Her research has helped treat 390 patients with diseases ranging from sickle cell anaemia, multiple sclerosis, thalassaemia, and hepatitis C among others.
Dr. Abeer Al-Olayan
Petroleum scientist

With an academic and industrial background in various fields of chemistry spanning over 20 years, Dr. Abeer is a research scientist at Saudi Aramco’s EXPEC Advanced Research Center and is responsible for leading its chemicals development initiative.
As a fellow at MIT, she submitted a fellowship research abstract that focuses on reducing dependency on food-based chemicals to tackle drilling and subsurface challenges. She has 10 registered patents with the US Patent Office for the development of methods, materials and compositions in drilling and fluid transfer.

Dr. Malak Abed Althagafi
Physician-scientist

Diagnosed with a rare genetic disease at a young age, Althagafi got a first glimpse of what her future could be during her treatment. Her educational path started with the study of genetic diseases in children and led to molecular pathology before she focused on surgical oncology, molecular genetics and neuropathology.
Dr. Malak is one of the few American board-certified molecular neuropathologists in the world and has conducted research that focuses on decoding genetic mutations in tumors, specifically brain tumors in children.
She became part of the Saudi Human Genome Program in 2014. Her clinical and research interests are mainly in surgical oncology, pathology, molecular genetics pathology and neuropathology, especially its application for treating brain cancers.

Dr. Hind Al-Johani
Scientist of physical chemistry

Her research interest is in nano-catalysis.
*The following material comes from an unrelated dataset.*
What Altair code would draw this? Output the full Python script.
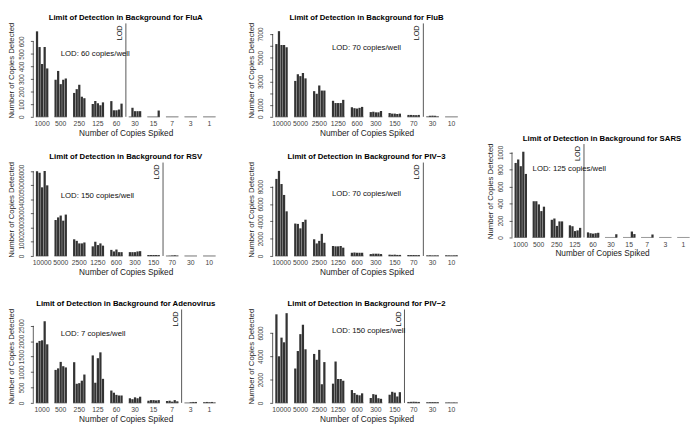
import altair as alt
import pandas as pd

# ---------------- data ----------------
SPIKES_SMALL = ["1000", "500", "250", "125", "60", "30", "15", "7", "3", "1"]
SPIKES_LARGE = ["10000", "5000", "2500", "1250", "600", "300", "150", "70", "30", "10"]
REPLICATES = [1, 2, 3, 4, 5]

flua_values = [
    [680, 555, 420, 555, 385], [295, 365, 260, 295, 305], [190, 220, 255, 160, 148],
    [102, 125, 108, 92, 115], [125, 52, 52, 58, 105], [0, 72, 45, 45, 45],
    [0, 0, 0, 0, 50], [0, 0, 0, 0, 0], [0, 0, 0, 0, 0], [0, 0, 0, 0, 0],
]
flub_values = [
    [6150, 7240, 6070, 6070, 5880], [3035, 3600, 3440, 3710, 3250], [2170, 1950, 2650, 2220, 2220],
    [1355, 1165, 1165, 1165, 1435], [810, 730, 700, 760, 840], [400, 430, 380, 380, 490],
    [320, 270, 270, 240, 270], [160, 160, 150, 140, 160], [20, 90, 100, 90, 30], [0, 0, 0, 0, 0],
]
rsv_values = [
    [6000, 5890, 4860, 6020, 5000], [2545, 2730, 2860, 2500, 2930], [1180, 1070, 890, 890, 955],
    [680, 1000, 770, 890, 730], [430, 320, 455, 270, 270], [270, 270, 270, 320, 340],
    [70, 70, 70, 70, 60], [0, 10, 30, 50, 20], [0, 0, 0, 0, 0], [0, 0, 0, 0, 0],
]
piv3_values = [
    [8890, 9815, 8300, 7040, 5150], [3740, 3700, 3185, 3925, 4185], [1925, 1445, 1740, 2555, 1520],
    [1150, 1110, 1110, 1150, 960], [370, 400, 370, 370, 370], [220, 260, 260, 260, 220],
    [150, 130, 150, 120, 120], [110, 100, 110, 90, 100], [60, 70, 50, 60, 60], [70, 60, 50, 60, 80],
]
sars_values = [
    [876, 917, 838, 1008, 747], [426, 426, 389, 310, 362], [208, 223, 136, 189, 189],
    [143, 132, 75, 83, 113], [60, 50, 45, 50, 55], [0, 0, 0, 0, 38],
    [0, 0, 0, 70, 40], [0, 0, 0, 0, 35], [0, 0, 0, 0, 0], [0, 0, 0, 0, 0],
]
adeno_values = [
    [1950, 2010, 2030, 2650, 1900], [1070, 1120, 1330, 1190, 1150], [1320, 620, 640, 720, 920],
    [1540, 650, 1450, 1640, 780], [400, 330, 260, 240, 240], [150, 120, 180, 150, 200],
    [70, 90, 90, 80, 90], [60, 70, 40, 90, 50], [0, 0, 20, 30, 30], [20, 30, 20, 30, 10],
]
piv2_values = [
    [7600, 4000, 5600, 5200, 7700], [2950, 4450, 5900, 6700, 4600], [4200, 3700, 4550, 1600, 3500],
    [1650, 3550, 2050, 2050, 1900], [1100, 850, 700, 650, 820], [420, 750, 700, 400, 350],
    [700, 950, 880, 550, 920], [80, 90, 100, 90, 80], [50, 60, 70, 60, 60], [20, 30, 20, 30, 20],
]

# y tick values and the labels that are printed
flua_ticks = [0, 100, 200, 300, 400, 500, 600]
flub_ticks = [0, 1000, 2000, 3000, 4000, 5000, 6000, 7000]
flub_shown = [0, 1000, 3000, 5000, 7000]
rsv_ticks = [0, 1000, 2000, 3000, 4000, 5000, 6000]
piv3_ticks = [0, 2000, 4000, 6000, 8000]
sars_ticks = [0, 200, 400, 600, 800, 1000]
adeno_ticks = [0, 500, 1000, 1500, 2000, 2500]
piv2_ticks = [0, 2000, 4000, 6000]

# ---------------- style ----------------
FONT = "Liberation Sans"
H = 96
BAR = "#333333"
GAP_SHIFT = -3  # LOD line sits in the gap before the first group below the LOD


def panel(title, spikes, values, ymax, ticks, lod_cat, note, note_cat, note_band,
          note_y, width, shown=None):
    rows = []
    for s, grp in zip(spikes, values):
        for r, v in zip(REPLICATES, grp):
            rows.append({"spike": s, "rep": r, "val": v})
    df = pd.DataFrame(rows)
    base_df = pd.DataFrame({"spike": spikes, "zero": [0] * len(spikes)})
    axis_df = pd.DataFrame({"zero": [0], "top": [ticks[-1]]})
    lod_df = pd.DataFrame({"spike": [lod_cat]})
    note_df = pd.DataFrame({"spike": [note_cat]})

    xscale = alt.Scale(domain=spikes, paddingInner=0.33, paddingOuter=0.14)
    xaxis = alt.Axis(title="Number of Copies Spiked")

    def X(band=None):
        if band is None:
            return alt.X("spike:N", scale=xscale, axis=xaxis)
        return alt.X("spike:N", scale=xscale, axis=xaxis, bandPosition=band)

    yscale = alt.Scale(domain=[0, ymax], nice=False)
    if shown is not None:
        expr = "indexof([" + ",".join(str(v) for v in shown) + "], datum.value) >= 0 ? datum.label : ''"
        yaxis = alt.Axis(values=ticks, title="Number of Copies Detected", format="d", labelExpr=expr)
    else:
        yaxis = alt.Axis(values=ticks, title="Number of Copies Detected", format="d")

    def Y(field):
        return alt.Y(field, scale=yscale, axis=yaxis)

    baseline = alt.Chart(base_df).mark_bar(fillOpacity=0, stroke="#9a9a9a", strokeWidth=0.9).encode(
        x=X(), y=Y("zero:Q"), y2=alt.Y2("zero")
    )
    bars = alt.Chart(df).mark_bar(color=BAR).encode(
        x=X(),
        xOffset=alt.XOffset("rep:O", scale=alt.Scale(paddingInner=0.12)),
        y=Y("val:Q"),
    )
    yline = alt.Chart(axis_df).mark_rule(color="#333333", strokeWidth=0.8).encode(
        x=alt.value(0), y=Y("zero:Q"), y2=alt.Y2("top")
    )
    lod_rule = alt.Chart(lod_df).mark_rule(color="#555555", strokeWidth=1, xOffset=GAP_SHIFT).encode(
        x=X(0)
    )
    lod_text = alt.Chart(lod_df).mark_text(
        text="LOD", angle=270, align="right", baseline="alphabetic", xOffset=GAP_SHIFT - 4,
        fontSize=7.5, font=FONT, color="#111111"
    ).encode(x=X(0), y=alt.value(2))
    note_text = alt.Chart(note_df).mark_text(
        text=note, align="left", baseline="middle", fontSize=8, font=FONT, color="#111111"
    ).encode(x=X(note_band), y=alt.value(note_y))

    return alt.layer(baseline, bars, yline, lod_rule, lod_text, note_text).properties(
        width=width,
        height=H,
        title=alt.Title(title, fontSize=8, fontWeight="bold", font=FONT, frame="group",
                        offset=0, color="#000000", anchor="middle"),
    )


flua = panel("Limit of Detection in Background for FluA", SPIKES_SMALL, flua_values, 743,
             flua_ticks, "30", "LOD: 60 copies/well", "500", 0.5, 31, 190)
flub = panel("Limit of Detection in Background for FluB", SPIKES_LARGE, flub_values, 7895,
             flub_ticks, "30", "LOD: 70 copies/well", "1250", 0, 25, 193, shown=flub_shown)
rsv = panel("Limit of Detection in Background for RSV", SPIKES_LARGE, rsv_values, 6614,
            rsv_ticks, "70", "LOD: 150 copies/well", "5000", 0.5, 34, 190)
piv3 = panel("Limit of Detection in Background for PIV\u22123", SPIKES_LARGE, piv3_values, 10778,
             piv3_ticks, "30", "LOD: 70 copies/well", "1250", 0, 32, 193)
sars = panel("Limit of Detection in Background for SARS", SPIKES_SMALL, sars_values, 1098,
             sars_ticks, "60", "LOD: 125 copies/well", "500", 0, 26, 185)
adeno = panel("Limit of Detection in Background for Adenovirus", SPIKES_SMALL, adeno_values, 3031,
              adeno_ticks, "3", "LOD: 7 copies/well", "500", 0.5, 25, 190)
piv2 = panel("Limit of Detection in Background for PIV\u22122", SPIKES_LARGE, piv2_values, 8017,
             piv2_ticks, "70", "LOD: 150 copies/well", "1250", 0, 22, 193)

spacer = alt.Chart(pd.DataFrame({"s": [0, 1]})).mark_point(opacity=0, size=1).encode(
    x=alt.X("s:Q", axis=None), y=alt.Y("s:Q", axis=None)
).properties(width=10, height=103)

lower = alt.vconcat(
    alt.hconcat(rsv, piv3, spacing=30),
    alt.hconcat(adeno, piv2, spacing=30),
    spacing=24,
)
left = alt.vconcat(alt.hconcat(flua, flub, spacing=30), lower, spacing=16)
right = alt.vconcat(spacer, sars, spacing=10)

chart = alt.hconcat(left, right, spacing=27).properties(padding=0).configure(
    font=FONT
).configure_view(stroke=None).configure_axisX(
    labelAngle=0, ticks=False, domain=False, labelPadding=3, labelFontSize=7,
    labelColor="#444444", titleFontSize=8.5, titleFontWeight="normal", titlePadding=2,
    titleColor="#222222", grid=False, labelOverlap=False, labelFont=FONT, titleFont=FONT,
).configure_axisY(
    labelAngle=270, labelAlign="center", labelBaseline="bottom", labelFontSize=6.6,
    labelColor="#444444", tickSize=3, tickColor="#333333", tickWidth=0.8, labelPadding=6,
    domain=False, grid=False, titleFontSize=8, titleFontWeight="normal", titlePadding=2,
    titleColor="#222222", minExtent=16, maxExtent=16, labelOverlap=False,
    labelFont=FONT, titleFont=FONT,
)

chart.save("out.html", embed_options={"renderer": "svg", "actions": False})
In 2017, this Saudi scientist discovered that by using the simple molecule of citrate ions (from citric acid) you could stabilize and control the structure of gold nanoparticles.
Using this new discovery, the findings showed that gold can carry drugs through the body without chemical side effects. Attaching antibodies can guide the nanoparticles to specific cells that need treatment. Her findings have had an impact on environmental chemistry where it may also be used for water purification or methods for capturing CO2 emissions.

Dr. Nouf Al-Numair
Molecular bioinformatics scientist
Dubbed the DNA decoder, her research focuses on predicting the early emergence of diseases through genetic mutations.
She has achieved this by merging molecular genetics and computer programming to predict the effects of mutations and provide patients with a personalized medical approach to treatment.
Using more than seven programming languages to analyze human genes, she has successfully published a number of papers with the findings.
Dr. Nouf pursued her career in STEM and is the first Saudi scientist to major in molecular genetics and programming biological information.